Convêm salientar a presença de efeito vinculante nas decisões proferidas em medidas cautelares pelo Supremo Tribunal Federal, fato esse que justifica ainda mais a aplicação do efeito vinculante no caso de controle difuso, tendo em vista a forma detalhada com que é discutida a matéria considerada inconstitucional.

Em verdade, não é difícil perceber que uma lei declarada inconstitucional já sobreveio no ordenamento com tal vício. A norma não se tornou inconstitucional, razão pela qual os seus atos, desde que a malfadada lei entrou em vigor, devem ser considerados nulos; não se pode suspender a execução de atos inexistentes ou ineficazes, tal como amplamente ressaltado.

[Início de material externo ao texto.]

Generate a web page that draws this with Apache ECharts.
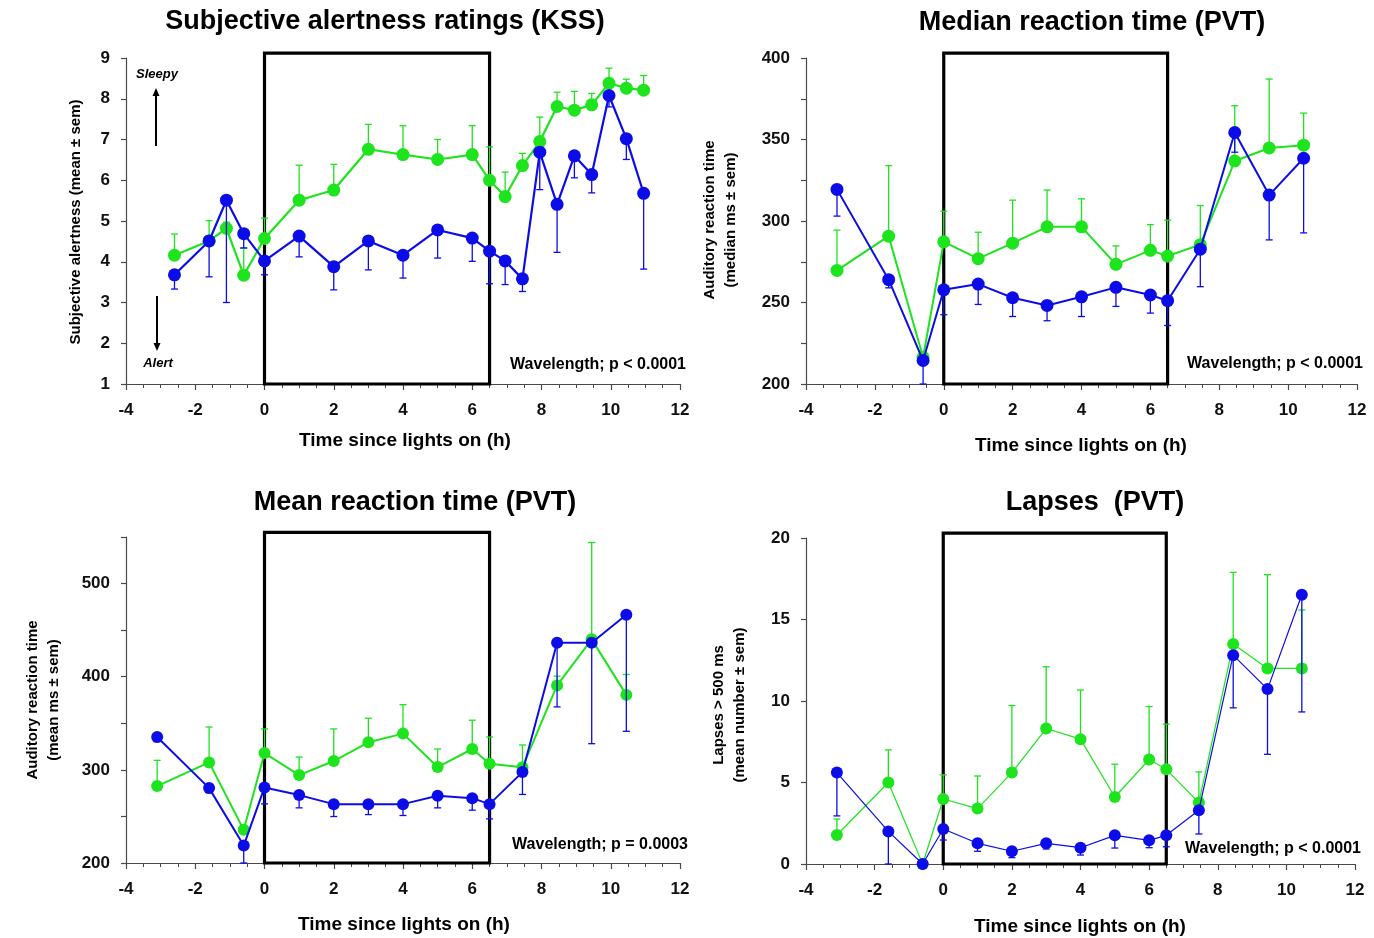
<!DOCTYPE html>
<html>
<head>
<meta charset="utf-8">
<title>Alertness and PVT performance</title>
<script src="https://cdn.jsdelivr.net/npm/echarts@6/dist/echarts.min.js"></script>
<style>
  html, body { margin: 0; padding: 0; background: #ffffff; }
  #chart { width: 1374px; height: 938px; }
</style>
</head>
<body>
<div id="chart"></div>
<script>
// ---- Data (hours since lights on; green = 460 nm condition, blue = 555 nm condition) ----
const kssHours = [-2.6, -1.6, -1.1, -0.6, 0, 1, 2, 3, 4, 5, 6, 6.5, 6.95, 7.45, 7.95, 8.45, 8.95, 9.45, 9.95, 10.45, 10.95];
const kssGreen = [4.16, 4.51, 4.82, 3.67, 4.57, 5.51, 5.76, 6.76, 6.63, 6.51, 6.63, 6.0, 5.6, 6.36, 6.95, 7.81, 7.72, 7.85, 8.38, 8.26, 8.21];
const kssGreenSem = [0.52, 0.5, 0.15, 0.66, 0.5, 0.86, 0.63, 0.61, 0.71, 0.49, 0.71, 0.82, 0.6, 0.3, 0.6, 0.35, 0.46, 0.28, 0.37, 0.22, 0.36];
const kssBlue = [3.68, 4.51, 5.51, 4.69, 4.02, 4.63, 3.88, 4.51, 4.16, 4.78, 4.58, 4.26, 4.02, 3.58, 6.69, 5.41, 6.6, 6.14, 8.08, 7.02, 5.68];
const kssBlueSem = [0.35, 0.88, 2.51, 0.35, 0.34, 0.51, 0.57, 0.71, 0.56, 0.69, 0.57, 0.8, 0.58, 0.31, 0.92, 1.18, 0.54, 0.45, 0.28, 0.51, 1.86];

const pvtHours = [-3.1, -1.6, -0.6, 0, 1, 2, 3, 4, 5, 6, 6.5, 7.45, 8.45, 9.45, 10.45];

const medianGreen = [269.7, 290.7, 216.4, 287.2, 276.9, 286.4, 296.4, 296.4, 273.4, 282, 278.5, 285.5, 336.8, 344.8, 346.5];
const medianGreenSem = [24.7, 43.3, 3, 18.8, 16.2, 26.4, 22.6, 17.2, 11.3, 15.8, 22, 24, 33.9, 42.3, 19.7];
const medianBlue = [319.4, 264, 214.4, 257.8, 261.3, 252.9, 248.2, 253.5, 259.3, 254.6, 251.1, 282.7, 354.3, 315.9, 338.5];
const medianBlueSem = [16.4, 5, 14.4, 15.3, 12.5, 11.5, 9.4, 12.1, 11.7, 11.1, 15.2, 23, 12.1, 27.5, 45.8];

const meanGreen = [282.6, 308, 235.6, 318, 294.4, 309.5, 329.6, 338.9, 303, 322.4, 306.6, 302.7, 390.6, 440.1, 380.5];
const meanGreenSem = [27.6, 38, 3, 25.9, 19.4, 34.4, 25.8, 31.1, 19.4, 30.9, 28.7, 24, 10, 104, 21.9];
const meanBlue = [335.3, 280.4, 218.7, 281.1, 272.9, 263.2, 263.2, 263.2, 272.2, 269.6, 263.2, 297.6, 436.5, 436.5, 466.6];
const meanBlueSem = [5, 5, 18.7, 17.6, 13.7, 13.3, 11.2, 12.2, 13, 12.9, 15.8, 24, 68.9, 108.4, 125.2];

const lapseGreen = [1.78, 5.0, 0, 3.99, 3.4, 5.61, 8.31, 7.66, 4.11, 6.41, 5.81, 3.77, 13.49, 12.0, 12.0];
const lapseGreenSem = [0.98, 2.0, 0, 1.48, 2.0, 4.11, 3.79, 3.01, 2.01, 3.25, 2.77, 1.88, 4.4, 5.75, 3.58];
const lapseBlue = [5.61, 2.0, 0, 2.15, 1.27, 0.78, 1.27, 1.0, 1.76, 1.45, 1.76, 3.3, 12.81, 10.73, 16.52];
const lapseBlueSem = [2.66, 2.0, 0, 0.68, 0.49, 0.39, 0.35, 0.45, 0.78, 0.45, 0.7, 1.46, 3.23, 4.0, 7.19];

// Light exposure window (h) and the upper edge of the box in each panel's units
const lightWindow = [0, 6.5];
const boxTops = [9.12, 403, 555, 20.3];

// Axis ranges and tick steps
const yMins = [1, 200, 200, 0];
const yMaxs = [9, 400, 550, 20];
const yTickSteps = [1, 25, 50, 5];
const yLabelSteps = [1, 50, 100, 5];
const xTickLabels = [-4, -2, 0, 2, 4, 6, 8, 10, 12];

// Text
const panelTitles = ['Subjective alertness ratings (KSS)', 'Median reaction time (PVT)', 'Mean reaction time (PVT)', 'Lapses  (PVT)'];
const yTitles = ['Subjective alertness (mean \u00b1 sem)', 'Auditory reaction time\n(median ms \u00b1 sem)', 'Auditory reaction time\n(mean ms \u00b1 sem)', 'Lapses > 500 ms\n(mean number \u00b1 sem)'];
const xTitle = 'Time since lights on (h)';
const statNotes = ['Wavelength; p < 0.0001', 'Wavelength; p < 0.0001', 'Wavelength; p = 0.0003', 'Wavelength; p < 0.0001'];

// ---- Styling ----
const GREEN = '#1de41d';
const BLUE = '#0c0ce8';
const FONT = "'Liberation Sans', Arial, sans-serif";
const AXIS_COLOR = '#4a4a4a';

const grids = [
  { left: 126, top: 58, width: 554, height: 326 },
  { left: 806, top: 58, width: 551, height: 326 },
  { left: 126, top: 537, width: 554, height: 326 },
  { left: 806, top: 538, width: 549, height: 326 }
];

const panels = [
  { x: kssHours, g: kssGreen, gs: kssGreenSem, b: kssBlue, bs: kssBlueSem, size: 13, lw: 2.2 },
  { x: pvtHours, g: medianGreen, gs: medianGreenSem, b: medianBlue, bs: medianBlueSem, size: 13, lw: 2 },
  { x: pvtHours, g: meanGreen, gs: meanGreenSem, b: meanBlue, bs: meanBlueSem, size: 12, lw: 2 },
  { x: pvtHours, g: lapseGreen, gs: lapseGreenSem, b: lapseBlue, bs: lapseBlueSem, size: 12, lw: 1.2 }
];

function xAxisFor(i) {
  return {
    type: 'value', gridIndex: i, min: xTickLabels[0], max: xTickLabels[xTickLabels.length - 1], interval: 2,
    axisLine: { show: true, onZero: false, lineStyle: { color: AXIS_COLOR, width: 1.2 } },
    axisTick: { show: true, length: 6, lineStyle: { color: AXIS_COLOR, width: 1.2 } },
    minorTick: { show: true, splitNumber: 4, length: 4, lineStyle: { color: AXIS_COLOR, width: 1 } },
    splitLine: { show: false },
    axisLabel: { color: '#111', fontSize: 17, fontWeight: 'bold', fontFamily: FONT, margin: 18 }
  };
}

function yAxisFor(i) {
  const step = yLabelSteps[i];
  return {
    type: 'value', gridIndex: i, min: yMins[i], max: yMaxs[i], interval: yTickSteps[i],
    axisLine: { show: true, onZero: false, lineStyle: { color: AXIS_COLOR, width: 1.2 } },
    axisTick: { show: true, length: 5, lineStyle: { color: AXIS_COLOR, width: 1.2 } },
    splitLine: { show: false },
    axisLabel: {
      color: '#111', fontSize: 17, fontWeight: 'bold', fontFamily: FONT, margin: 16,
      formatter: function (v) {
        const r = Math.round(v * 1000) / 1000;
        return (Math.abs(r / step - Math.round(r / step)) < 1e-6) ? String(r) : '';
      }
    }
  };
}

function boxSeries(i) {
  return {
    type: 'custom', xAxisIndex: i, yAxisIndex: i, z: 1, silent: true, clip: false,
    data: [[lightWindow[0], lightWindow[1], yMins[i], boxTops[i]]],
    renderItem: function (params, api) {
      const p0 = api.coord([api.value(0), api.value(3)]);
      const p1 = api.coord([api.value(1), api.value(2)]);
      return {
        type: 'rect',
        shape: { x: p0[0], y: p0[1], width: p1[0] - p0[0], height: p1[1] - p0[1] },
        style: { fill: 'none', stroke: '#000', lineWidth: 3.2 }
      };
    }
  };
}

// Error bars: green drawn upwards, blue drawn downwards
function errorSeries(i, xs, means, sems, dir, color, z) {
  return {
    type: 'custom', xAxisIndex: i, yAxisIndex: i, z: z, silent: true, clip: false,
    data: xs.map(function (x, k) { return [x, means[k], means[k] + dir * sems[k]]; }),
    encode: { x: 0, y: [1, 2] },
    renderItem: function (params, api) {
      const a = api.coord([api.value(0), api.value(1)]);
      const b = api.coord([api.value(0), api.value(2)]);
      const st = { stroke: color, lineWidth: 1.3 };
      return {
        type: 'group',
        children: [
          { type: 'line', shape: { x1: a[0], y1: a[1], x2: b[0], y2: b[1] }, style: st },
          { type: 'line', shape: { x1: b[0] - 3.5, y1: b[1], x2: b[0] + 3.5, y2: b[1] }, style: st }
        ]
      };
    }
  };
}

function lineSeries(i, xs, means, color, size, lw, z) {
  return {
    type: 'line', xAxisIndex: i, yAxisIndex: i, z: z, clip: false,
    data: xs.map(function (x, k) { return [x, means[k]]; }),
    symbol: 'circle', symbolSize: size, showSymbol: true,
    lineStyle: { color: color, width: lw },
    itemStyle: { color: color },
    emphasis: { disabled: true }
  };
}

const series = [];
panels.forEach(function (p, i) {
  series.push(boxSeries(i));
  series.push(errorSeries(i, p.x, p.g, p.gs, 1, GREEN, 2));
  series.push(lineSeries(i, p.x, p.g, GREEN, p.size, p.lw, 3));
  series.push(errorSeries(i, p.x, p.b, p.bs, -1, BLUE, 4));
  series.push(lineSeries(i, p.x, p.b, BLUE, p.size, p.lw, 5));
});

// ---- Text and annotations ----
const titleCenters = [[385, 22], [1092, 23], [415, 503], [1095, 503]];
const yTitleCenters = [[76, 222], [720, 220], [43, 700], [729, 705]];
const xTitleCenters = [[405, 441], [1081, 446], [404, 925], [1080, 927]];
const noteAnchors = [[686, 365], [1363, 364], [688, 845], [1361, 849]];

const graphics = [];
for (let i = 0; i < 4; i++) {
  graphics.push({
    type: 'text', x: titleCenters[i][0], y: titleCenters[i][1], z: 10,
    style: { text: panelTitles[i], font: 'bold 27px ' + FONT, fill: '#000', textAlign: 'center', textVerticalAlign: 'middle' }
  });
  graphics.push({
    type: 'text', x: yTitleCenters[i][0], y: yTitleCenters[i][1], rotation: Math.PI / 2, z: 10,
    style: { text: yTitles[i], font: 'bold 15px ' + FONT, lineHeight: 21, fill: '#000', textAlign: 'center', textVerticalAlign: 'middle' }
  });
  graphics.push({
    type: 'text', x: xTitleCenters[i][0], y: xTitleCenters[i][1], z: 10,
    style: { text: xTitle, font: 'bold 19px ' + FONT, fill: '#000', textAlign: 'center', textVerticalAlign: 'middle' }
  });
  graphics.push({
    type: 'text', x: noteAnchors[i][0], y: noteAnchors[i][1], z: 10,
    style: { text: statNotes[i], font: 'bold 16px ' + FONT, fill: '#000', textAlign: 'right', textVerticalAlign: 'middle' }
  });
}

// Sleepy / Alert direction cues on the KSS panel
graphics.push(
  { type: 'text', x: 157, y: 74, style: { text: 'Sleepy', font: 'italic bold 13px ' + FONT, fill: '#000', textAlign: 'center', textVerticalAlign: 'middle' } },
  { type: 'line', shape: { x1: 156, y1: 146, x2: 156, y2: 95 }, style: { stroke: '#000', lineWidth: 2 } },
  { type: 'polygon', shape: { points: [[156, 88], [152.5, 96], [159.5, 96]] }, style: { fill: '#000' } },
  { type: 'line', shape: { x1: 157, y1: 296, x2: 157, y2: 344 }, style: { stroke: '#000', lineWidth: 2 } },
  { type: 'polygon', shape: { points: [[157, 351], [153.5, 343], [160.5, 343]] }, style: { fill: '#000' } },
  { type: 'text', x: 158, y: 363, style: { text: 'Alert', font: 'italic bold 13px ' + FONT, fill: '#000', textAlign: 'center', textVerticalAlign: 'middle' } }
);

const chart = echarts.init(document.getElementById('chart'), null, { renderer: 'canvas' });
chart.setOption({
  backgroundColor: '#ffffff',
  animation: false,
  grid: grids,
  xAxis: [0, 1, 2, 3].map(xAxisFor),
  yAxis: [0, 1, 2, 3].map(yAxisFor),
  series: series,
  graphic: graphics
});
</script>
</body>
</html>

A consequente declaração de inconstitucionalidade de uma norma, seja pelo meio difuso ou não, além de ser considerada declaratória, deve ser aplicada de forma extensiva a todos aqueles que a lei atinge, tendo em vista que a ofensa ao texto constitucional é considerada preexistente à declaração proferida pela Corte Máxima.

Por isso, não parece legítimo adotar o entendimento de que é necessário o pronunciamento do Senado a respeito da norma declarada inconstitucional pelo Supremo, para que só assim venha a gerar efeitos erga omnes. A adoção dessa corrente é o mesmo de se perfilhar o entendimento de que o Senado Federal possui um domínio de fiscalização sobre as ações da Suprema Corte, inclusive podendo rejeitá-los, o que não se pode admitir.

Daí afirmar que o art. 52, X, da Constituição Federal, deve ser lido de acordo com uma visão moderna. Esse dispositivo não expressa uma possibilidade de suspensão, mas sim de mera publicidade dos atos do Supremo.

Explica-se, assim, o entendimento de que a decisão proferida pela Corte Suprema gera efeito ergam omnes e não meramente inter partes.

Além disso, não se deve esquecer que o Supremo é estimado como o órgão máximo do país, motivo pelo qual não pode ter as suas decisões submetidas ao controle político do Poder Legislativo; admitir um controle quanto ao mérito da decisão proferida pela Suprema Corte é exceder de forma desmedida a competência que lhe fora atribuída pela Carta Magna.

 

 

 

 

Referências bibliográficas:

 

MACHADO, Hugo de Brito. Curso de Direito Tributário. 21a ed. São Paulo: Malheiros, 2002;

MENDES, Gilmar Ferreira. Controle de Constitucionalidade: Curso de Especialização Telepresencial e Virtual em Direito Constitucional. UNISUL–IDP–REDE LFG, 2006;

SILVA, José Afonso da. Curso de Direito Constitucional Positivo. Revista e Atualizada. 26ª ed. São Paulo: Malheiros Editores, 2006;

STRECK, Lênio Luiz. Jurisdição Constitucional e Hermenêutica: Uma Nova Crítica do Direito. 2ª ed. Rio de Janeiro: Forense, 2003.